AI Wealth Truth (15): Why You Will Never 'Beat the Market'
The extreme Efficient Market Hypothesis: every exploitable bit of information is already priced in. The opportunities you see are survivorship bias
I. Everyone wants to "make money by investing". Buy low, sell high. Find undervalued stocks. See trends before others do. Finance influencers teach stock-picking tricks. Business media analyze "investment opportunities". The whole industry implies: if you are smart enough or work hard enough, you can beat the market.
II. But the data says: most people do not beat the market. Not because they are not smart. Because math and market structure decide the outcome.
III. Start with professional investors. S&P Dow Jones publishes the SPIVA report every year, tracking active funds versus passive indices. The 2023 data shows: Over the past 15 years, more than 90% of U.S. large-cap active funds underperformed the S&P 500. Professional fund managers spend all day studying markets, have the best information and resources, and 90% still lost.
IV. How is that possible? They are experts. Precisely because they are all experts.
V. This is the logic of the Efficient Market Hypothesis (EMH). Proposed by Nobel laureate Eugene Fama. The core claim is: in a market with enough smart participants, all available information is already reflected in price. What you know, others also know. The "opportunity" you see was seen earlier by others, and they already acted on it. When you find a "cheap" stock, its price already reflects everyone else's analysis.
VI. What does that mean? You cannot consistently find mispriced assets. You might get lucky once in a while. But over the long run, performance reverts to the average. And "average" means: market return minus transaction costs. That is underperforming the market.
VII. Transaction costs are an underestimated killer. Every trade has commissions. Frequent trading also has slippage, your buy pushes price up, your sell pushes it down. There are taxes too, capital gains tax. Even if your judgment is exactly average, costs push you below average.
VIII. Active funds add another cost: management fees. Typically 1% to 2% per year. Sounds small? Compounded over 30 years, fees can eat more than 30% of total returns. You pay a fund manager to help you underperform the market.
IX. Some say: what about the successful investors, Buffett, Soros, Simons? They do exist. But that is survivorship bias.
X. Suppose there are 10,000 fund managers. Each year, each has a 50% chance of beating the market. After 10 years, how many beat the market for 10 straight years? About 10. Those 10 get reported, write books, go on interviews. You only see those 10 and think "some people can beat the market consistently." You do not see the 9,990 who failed.
XI. More importantly: you cannot know in advance who those 10 will be. You can only judge after the fact. But after-the-fact information is useless for investing. Past performance does not predict future performance. Every fund is legally required to disclose this.
XII. Some say: I do my own research, I do not rely on fund managers. But who are you competing against? You are competing against Wall Street quant funds. They have teams of PhDs, supercomputers, millisecond trading systems. They can execute before you even see the news. Is this a game you can win with a mobile app?

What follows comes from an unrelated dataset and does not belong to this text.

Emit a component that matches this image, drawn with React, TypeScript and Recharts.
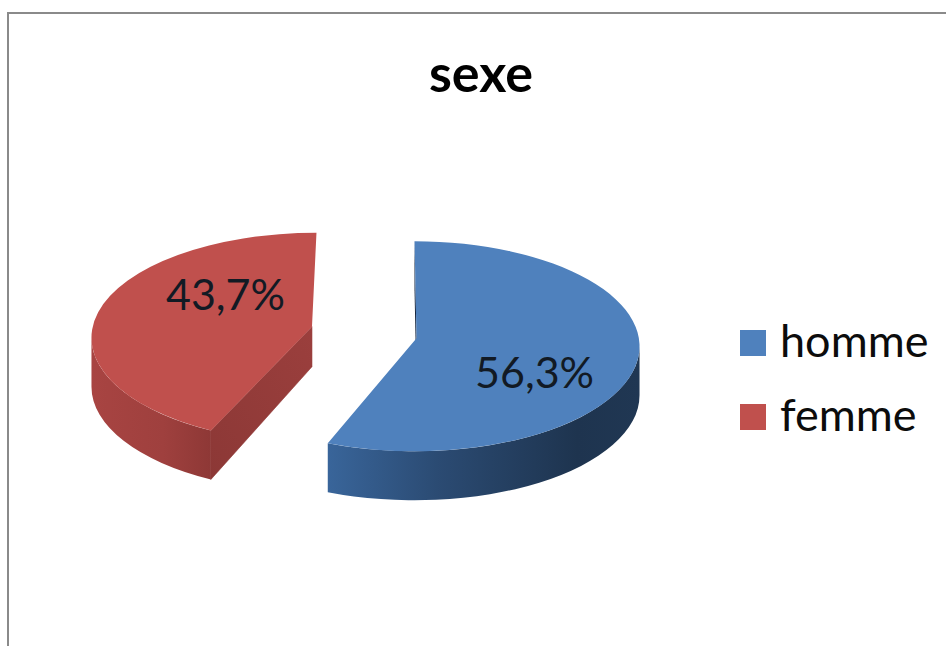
import React from "react";
import { PieChart, Pie, Legend } from "recharts";

const categories = ["homme", "femme"];
const shares = [56.3, 43.7];
const colors = ["#4f81bd", "#c0504d"];
const title = "sexe";

const rows = categories.map((name, i) => ({ name, value: shares[i], fill: colors[i] }));

const FONT = "Lato, Carlito, sans-serif";
const CX = 365.5;
const CY = 334;
const R = 225;
const RY = 105;
const SQUASH = 0.435;
const EXPLODE = 50;
const DEPTH = 49;
const ARC_DROP = 8;

// Hand-tuned perspective corrections for the 3D look, one per slice.
const looks = [
  { wall: "url(#blueWall)", cut: "#16263e", trim: 0, apex: [2, 0], cutDepth: 49, label: [120, 33] },
  { wall: "url(#redWall)", cut: "url(#redCut)", trim: 5.3, apex: [-4.5, -3], cutDepth: 40, label: [-91, -36] },
];

const offset = (startAngle: number, endAngle: number) => {
  const mid = ((90 - startAngle + (90 - endAngle)) / 2) * (Math.PI / 180);
  return [EXPLODE * Math.sin(mid), -EXPLODE * SQUASH * Math.cos(mid)];
};

const Slice3D = (props: any) => {
  const { startAngle, endAngle, fill, index } = props;
  const i = index ?? categories.indexOf(props.name ?? props.payload?.name);
  const look = looks[i];
  const [ox, oy] = offset(startAngle, endAngle);
  const ex = props.cx + ox;
  const ey = props.cy + oy + ARC_DROP;
  const t0 = 90 - startAngle + look.trim;
  const t1 = 90 - endAngle;
  const pt = (t: number, drop = 0) => {
    const a = (t * Math.PI) / 180;
    return [ex + R * Math.sin(a), ey - RY * Math.cos(a) + drop];
  };
  const arc = (from: number, to: number, drop = 0) => {
    const [x, y] = pt(to, drop);
    const large = Math.abs(to - from) > 180 ? 1 : 0;
    const sweep = to > from ? 1 : 0;
    return `A${R} ${RY} 0 ${large} ${sweep} ${x} ${y}`;
  };
  const ax = props.cx + ox + look.apex[0];
  const ay = props.cy + oy + look.apex[1];
  const p0 = pt(t0);
  const p1 = pt(t1);
  const w0 = Math.max(t0, 90);
  const w1 = Math.min(t1, 270);
  const wS = pt(w0);
  const wE = pt(w1);
  const wall = `M${wS[0]} ${wS[1]}${arc(w0, w1)}L${wE[0]} ${wE[1] + DEPTH}${arc(w1, w0, DEPTH)}Z`;
  const top = `M${ax} ${ay}L${p0[0]} ${p0[1]}${arc(t0, t1)}Z`;
  const cut = `M${p0[0]} ${p0[1]}L${ax} ${ay}L${ax} ${ay + look.cutDepth}L${p0[0]} ${p0[1] + DEPTH}Z`;
  const back = `M${p0[0]} ${p0[1]}L${ax} ${ay}L${ax} ${ay + look.cutDepth}L${p0[0]} ${p0[1] + look.cutDepth}Z`;
  return (
    <g>
      {i === 0 && <path d={back} fill="#16263e" />}
      <path d={wall} fill={look.wall} />
      {i === 1 && <path d={cut} fill={look.cut} stroke={look.cut} strokeWidth={0.6} />}
      <path d={top} fill={fill} />
    </g>
  );
};

const renderLabel = (props: any) => {
  const i = props.index;
  const [ox, oy] = offset(props.startAngle, props.endAngle);
  return (
    <text
      x={CX + ox + looks[i].label[0]}
      y={CY + oy + looks[i].label[1]}
      textAnchor="middle"
      dominantBaseline="central"
      fontFamily={FONT}
      fontSize={43}
      fill="#121a24"
    >
      {shares[i].toFixed(1).replace(".", ",") + "%"}
    </text>
  );
};

const LegendBox = () => (
  <div style={{ fontFamily: FONT, fontSize: 45, color: "#0c0c0c" }}>
    {categories.map((name, i) => (
      <div key={name} style={{ display: "flex", alignItems: "center", height: 74 }}>
        <span style={{ display: "block", width: 26, height: 26, background: colors[i], marginRight: 14 }} />
        <span style={{ position: "relative", top: -3 }}>{name}</span>
      </div>
    ))}
  </div>
);

export default function App() {
  return (
    <div style={{ position: "absolute", left: 0, top: 0, width: 946, height: 646, background: "#fff", overflow: "hidden" }}>
      <div
        style={{
          position: "absolute",
          left: 7,
          top: 12,
          right: 0,
          bottom: 0,
          borderLeft: "2px solid #8a8a8a",
          borderTop: "2px solid #8a8a8a",
        }}
      />
      <PieChart width={946} height={646} margin={{ top: 0, right: 0, bottom: 0, left: 0 }} style={{ position: "absolute", left: 0, top: 0 }}>
        <defs>
          <linearGradient id="blueWall" x1="0" y1="0" x2="1" y2="0">
            <stop offset="0" stopColor="#39659a" />
            <stop offset="0.35" stopColor="#2b4b73" />
            <stop offset="0.8" stopColor="#1e344f" />
            <stop offset="1" stopColor="#203753" />
          </linearGradient>
          <linearGradient id="redWall" x1="0" y1="0" x2="1" y2="0">
            <stop offset="0" stopColor="#a84442" />
            <stop offset="0.6" stopColor="#9f403e" />
            <stop offset="1" stopColor="#8e3836" />
          </linearGradient>
          <linearGradient id="redCut" x1="0" y1="1" x2="1" y2="0">
            <stop offset="0" stopColor="#8c3836" />
            <stop offset="1" stopColor="#9b3f3d" />
          </linearGradient>
        </defs>
        <text x={481} y={72} textAnchor="middle" dominantBaseline="central" fontFamily={FONT} fontWeight={700} fontSize={52} fill="#000">
          {title}
        </text>
        <Pie
          data={rows}
          dataKey="value"
          nameKey="name"
          cx={CX}
          cy={CY}
          innerRadius={0}
          outerRadius={R}
          startAngle={90}
          endAngle={-270}
          paddingAngle={0}
          stroke="none"
          isAnimationActive={false}
          shape={Slice3D}
          label={renderLabel}
          labelLine={false}
        />
        <Legend
          layout="vertical"
          content={<LegendBox />}
          wrapperStyle={{ position: "absolute", left: 740, top: 306, width: 206, margin: 0 }}
        />
      </PieChart>
    </div>
  );
}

XIII. This is the brutal reality of information asymmetry. Professional investors know more than you. They process information faster than you. Their trading costs are lower than yours. In this game, you are destined to be prey, not hunter. Retail investors are liquidity and profit sources for institutions.

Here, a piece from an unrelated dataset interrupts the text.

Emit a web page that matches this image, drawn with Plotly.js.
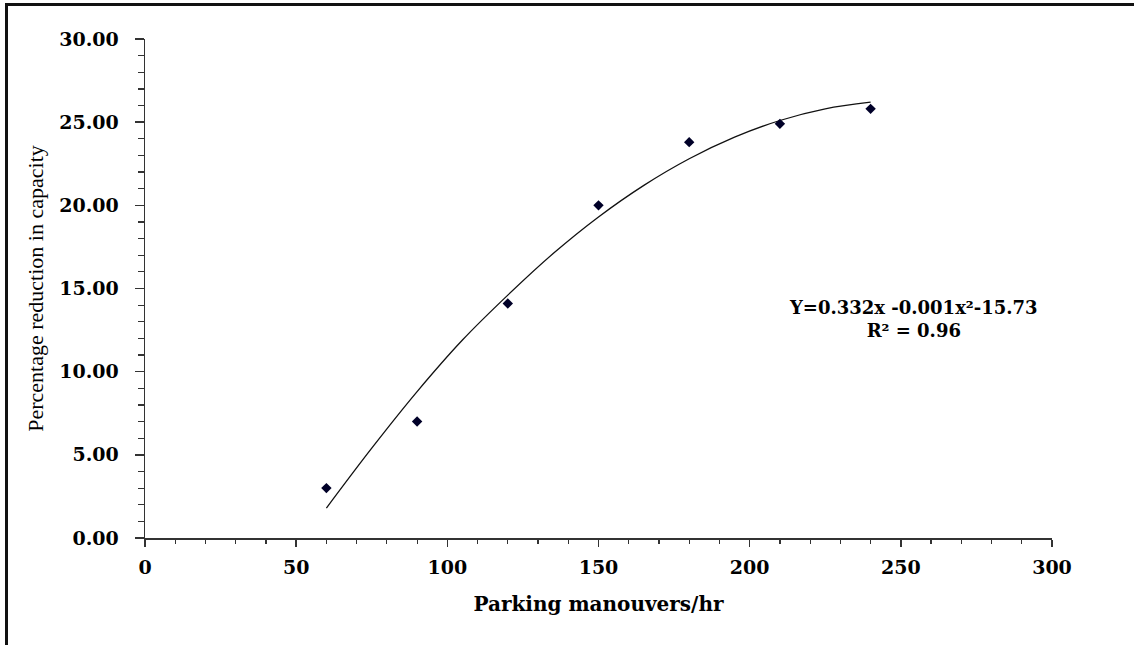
<!DOCTYPE html>
<html>
<head>
<meta charset="utf-8">
<script src="https://cdn.plot.ly/plotly-3.0.1.min.js"></script>
<style>
  html, body { margin: 0; padding: 0; background: #fff; }
  #wrap { position: relative; width: 1134px; height: 645px; overflow: hidden; }
  #chart { position: absolute; left: 0; top: 0; width: 1134px; height: 645px; }
  .frameTop { position: absolute; left: 5px; top: 3px; width: 1129px; height: 3px; background: #111; }
  .frameLeft { position: absolute; left: 5px; top: 3px; width: 3px; height: 642px; background: #111; }
</style>
</head>
<body>
<div id="wrap">
  <div id="chart"></div>
  <div class="frameTop"></div>
  <div class="frameLeft"></div>
</div>
<script>
// Observed data points
const manoeuvres = [60, 90, 120, 150, 180, 210, 240];
const reduction = [3.0, 7.0, 14.1, 20.0, 23.8, 24.9, 25.8];

// Trend curve
const trendX = [60, 75, 90, 105, 120, 135, 150, 165, 180, 195, 210, 225, 240];
const trendY = [1.8, 5.4, 8.8, 11.9, 14.6, 17.1, 19.3, 21.2, 22.8, 24.1, 25.1, 25.8, 26.2];

const xTickVals = [0, 50, 100, 150, 200, 250, 300];
const yTickVals = [0, 5, 10, 15, 20, 25, 30];

const equationText = 'Y=0.332x -0.001x²-15.73<br>R² = 0.96';
const xTitle = 'Parking manouvers/hr';
const yTitle = 'Percentage reduction in capacity';

const tickFont = { family: 'DejaVu Serif', size: 19, color: '#000', weight: 'bold' };

const traces = [
  {
    x: trendX, y: trendY, type: 'scatter', mode: 'lines',
    line: { color: '#111', width: 1.3, shape: 'spline' },
    hoverinfo: 'skip', showlegend: false
  },
  {
    x: manoeuvres, y: reduction, type: 'scatter', mode: 'markers',
    marker: { symbol: 'diamond', size: 8, color: '#000028' },
    showlegend: false
  }
];

const layout = {
  width: 1134, height: 645,
  margin: { l: 145, r: 82, t: 39, b: 107 },
  paper_bgcolor: 'rgba(0,0,0,0)', plot_bgcolor: '#fff',
  showlegend: false,
  xaxis: {
    range: [0, 300], tickvals: xTickVals, ticktext: xTickVals.map(String),
    showgrid: false, zeroline: false,
    showline: true, linecolor: '#333', linewidth: 1.5,
    ticks: 'outside', ticklen: 7, tickwidth: 1.5, tickcolor: '#333',
    minor: { dtick: 10, ticks: 'outside', ticklen: 4, tickwidth: 1.2, tickcolor: '#333', showgrid: false },
    tickfont: tickFont, ticklabelstandoff: 5,
    title: { text: xTitle, font: { family: 'DejaVu Serif', size: 20, color: '#000', weight: 'bold' }, standoff: 19 },
    automargin: false
  },
  yaxis: {
    range: [0, 30], tickvals: yTickVals, ticktext: yTickVals.map(v => v.toFixed(2)),
    showgrid: false, zeroline: false,
    showline: true, linecolor: '#333', linewidth: 1.5,
    ticks: 'outside', ticklen: 9, tickwidth: 1.5, tickcolor: '#333',
    minor: { dtick: 1, ticks: 'outside', ticklen: 6, tickwidth: 1.2, tickcolor: '#333', showgrid: false },
    tickfont: tickFont, ticklabelstandoff: 12,
    title: { text: yTitle, font: { family: 'Liberation Serif', size: 22, color: '#000' }, standoff: 9 },
    automargin: false
  },
  annotations: [
    {
      text: equationText, xref: 'paper', yref: 'paper',
      x: 0.847, y: 0.439, xanchor: 'center', yanchor: 'middle',
      showarrow: false, align: 'center',
      font: { family: 'DejaVu Serif', size: 18, color: '#000', weight: 'bold' }
    }
  ]
};

Plotly.newPlot('chart', traces, layout, { displayModeBar: false, staticPlot: true });
</script>
</body>
</html>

XIV. Some say: then I will invest long-term and avoid competing with short-term traders. That is a better strategy. But long-term investing has another problem: can you stick with it?

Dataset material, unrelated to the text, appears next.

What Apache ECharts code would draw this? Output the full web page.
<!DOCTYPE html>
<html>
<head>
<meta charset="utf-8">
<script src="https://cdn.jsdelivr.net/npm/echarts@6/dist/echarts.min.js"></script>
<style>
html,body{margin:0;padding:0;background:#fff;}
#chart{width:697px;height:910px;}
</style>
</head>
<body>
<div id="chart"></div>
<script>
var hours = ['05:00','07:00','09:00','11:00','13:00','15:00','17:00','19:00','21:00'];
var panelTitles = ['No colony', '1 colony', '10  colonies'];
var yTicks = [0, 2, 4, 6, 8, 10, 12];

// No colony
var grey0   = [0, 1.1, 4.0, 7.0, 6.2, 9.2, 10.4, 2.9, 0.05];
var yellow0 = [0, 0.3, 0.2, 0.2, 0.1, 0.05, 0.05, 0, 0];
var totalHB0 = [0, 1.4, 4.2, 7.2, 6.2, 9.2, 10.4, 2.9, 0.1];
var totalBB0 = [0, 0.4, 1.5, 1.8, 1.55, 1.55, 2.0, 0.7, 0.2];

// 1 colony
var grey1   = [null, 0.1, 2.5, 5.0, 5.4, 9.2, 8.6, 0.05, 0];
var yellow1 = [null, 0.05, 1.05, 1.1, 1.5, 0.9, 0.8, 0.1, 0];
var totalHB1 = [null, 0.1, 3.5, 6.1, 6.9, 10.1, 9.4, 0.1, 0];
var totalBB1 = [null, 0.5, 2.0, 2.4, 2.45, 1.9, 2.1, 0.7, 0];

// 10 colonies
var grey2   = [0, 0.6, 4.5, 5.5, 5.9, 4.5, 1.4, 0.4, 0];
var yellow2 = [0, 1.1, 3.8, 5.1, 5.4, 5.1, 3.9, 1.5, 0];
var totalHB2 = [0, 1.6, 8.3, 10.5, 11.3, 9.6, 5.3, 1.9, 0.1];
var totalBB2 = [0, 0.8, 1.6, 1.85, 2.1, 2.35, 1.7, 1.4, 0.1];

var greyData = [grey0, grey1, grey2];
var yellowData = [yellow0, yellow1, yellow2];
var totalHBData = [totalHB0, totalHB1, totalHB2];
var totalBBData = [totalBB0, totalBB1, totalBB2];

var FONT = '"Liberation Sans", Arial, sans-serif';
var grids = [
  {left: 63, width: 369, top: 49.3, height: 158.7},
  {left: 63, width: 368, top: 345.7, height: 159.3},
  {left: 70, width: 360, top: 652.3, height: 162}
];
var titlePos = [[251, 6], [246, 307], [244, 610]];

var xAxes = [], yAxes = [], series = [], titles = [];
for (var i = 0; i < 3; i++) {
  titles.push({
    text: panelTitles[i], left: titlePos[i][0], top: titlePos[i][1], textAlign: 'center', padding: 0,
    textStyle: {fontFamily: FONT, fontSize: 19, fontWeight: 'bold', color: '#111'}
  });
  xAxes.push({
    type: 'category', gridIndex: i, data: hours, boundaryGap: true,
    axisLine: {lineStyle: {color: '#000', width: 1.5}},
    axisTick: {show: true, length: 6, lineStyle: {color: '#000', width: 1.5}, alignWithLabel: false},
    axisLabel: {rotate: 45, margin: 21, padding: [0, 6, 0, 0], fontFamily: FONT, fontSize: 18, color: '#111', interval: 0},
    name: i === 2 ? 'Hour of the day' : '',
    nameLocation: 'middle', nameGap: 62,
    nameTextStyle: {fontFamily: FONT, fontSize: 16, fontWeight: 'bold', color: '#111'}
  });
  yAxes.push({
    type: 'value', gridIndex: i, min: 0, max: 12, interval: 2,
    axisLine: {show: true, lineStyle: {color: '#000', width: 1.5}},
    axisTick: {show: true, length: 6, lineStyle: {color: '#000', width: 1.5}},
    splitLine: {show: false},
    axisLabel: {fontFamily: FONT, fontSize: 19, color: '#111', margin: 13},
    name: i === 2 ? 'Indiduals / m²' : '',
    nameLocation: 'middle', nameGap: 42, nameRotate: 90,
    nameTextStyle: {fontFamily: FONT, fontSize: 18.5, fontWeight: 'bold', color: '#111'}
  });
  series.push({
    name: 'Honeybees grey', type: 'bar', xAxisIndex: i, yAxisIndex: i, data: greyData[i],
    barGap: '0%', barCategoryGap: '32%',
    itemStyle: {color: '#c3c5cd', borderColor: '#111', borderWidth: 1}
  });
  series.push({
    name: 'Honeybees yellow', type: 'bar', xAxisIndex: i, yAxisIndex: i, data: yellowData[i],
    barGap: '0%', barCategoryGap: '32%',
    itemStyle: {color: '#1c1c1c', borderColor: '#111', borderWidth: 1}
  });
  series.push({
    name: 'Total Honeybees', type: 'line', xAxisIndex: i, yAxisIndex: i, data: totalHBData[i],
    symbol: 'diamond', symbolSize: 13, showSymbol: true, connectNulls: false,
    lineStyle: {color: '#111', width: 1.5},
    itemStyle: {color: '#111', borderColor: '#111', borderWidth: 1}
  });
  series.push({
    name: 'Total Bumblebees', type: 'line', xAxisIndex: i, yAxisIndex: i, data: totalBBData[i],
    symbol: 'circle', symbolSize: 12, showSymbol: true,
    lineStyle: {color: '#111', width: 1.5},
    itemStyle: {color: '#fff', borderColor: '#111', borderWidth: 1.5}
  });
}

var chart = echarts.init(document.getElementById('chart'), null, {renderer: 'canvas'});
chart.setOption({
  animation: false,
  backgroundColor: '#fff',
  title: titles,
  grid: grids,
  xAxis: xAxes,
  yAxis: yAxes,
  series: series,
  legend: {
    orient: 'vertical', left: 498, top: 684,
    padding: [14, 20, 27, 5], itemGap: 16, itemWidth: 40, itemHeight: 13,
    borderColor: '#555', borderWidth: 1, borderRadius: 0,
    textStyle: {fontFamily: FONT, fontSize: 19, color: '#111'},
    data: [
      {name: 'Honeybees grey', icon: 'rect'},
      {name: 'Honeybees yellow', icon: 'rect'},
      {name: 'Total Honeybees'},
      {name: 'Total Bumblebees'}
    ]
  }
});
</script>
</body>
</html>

XV. Behavioral finance finds: retail investors often panic sell at market lows and greedily buy at highs. Even if you buy index funds, if you panic sell in 2008, panic sell in 2020, your returns will be far below a buy-and-hold strategy. You are not losing to the market. You are losing to your own emotions.
XVI. AI makes the game even more unfair. AI-driven quantitative trading already dominates markets. It can analyze news, earnings reports, and social media sentiment in milliseconds. It can execute before you even see the information. Humans no longer have any advantage in information processing speed.
XVII. More worrying: AI may be making markets more efficient. Historically, markets had exploitable "anomalies", momentum, small-cap effects. But when AI is used to find and exploit these anomalies, the anomalies disappear. Because arbitrage removes arbitrage opportunities. A more efficient market means it is harder for ordinary people to find an edge.
XVIII. So what should retail investors do?
XIX. Accept reality: you probably will not beat the market. Not because you are stupid. Because the rules are set that way. The smart move is not to play a game you are destined to lose. Buy low-cost index funds, hold, and do not touch them. The most boring strategy is often the most profitable.
XX. Do not believe any "can't lose" strategy. If a strategy could always win, its inventor would not tell you. They would use it themselves until the arbitrage disappears. Strategies shared to you are either already dead, or never worked at all. If you do not know who the sucker is, the sucker is you.
XXI. Spend your energy on what you can control. You cannot control the market. You cannot predict the future. What you can control is: spend less, save more, lower costs, trade less. These "boring" behaviors matter more for your wealth than any investing tricks.
XXII. The market is not a game where the diligent win. Studying more does not make you beat the market. Spending more time on financial news does not make you richer. Accepting you cannot beat collective intelligence is the first step of investing. In the AI era, collective intelligence is amplified by AI. You are even less likely to beat it. This is not pessimism. It is math.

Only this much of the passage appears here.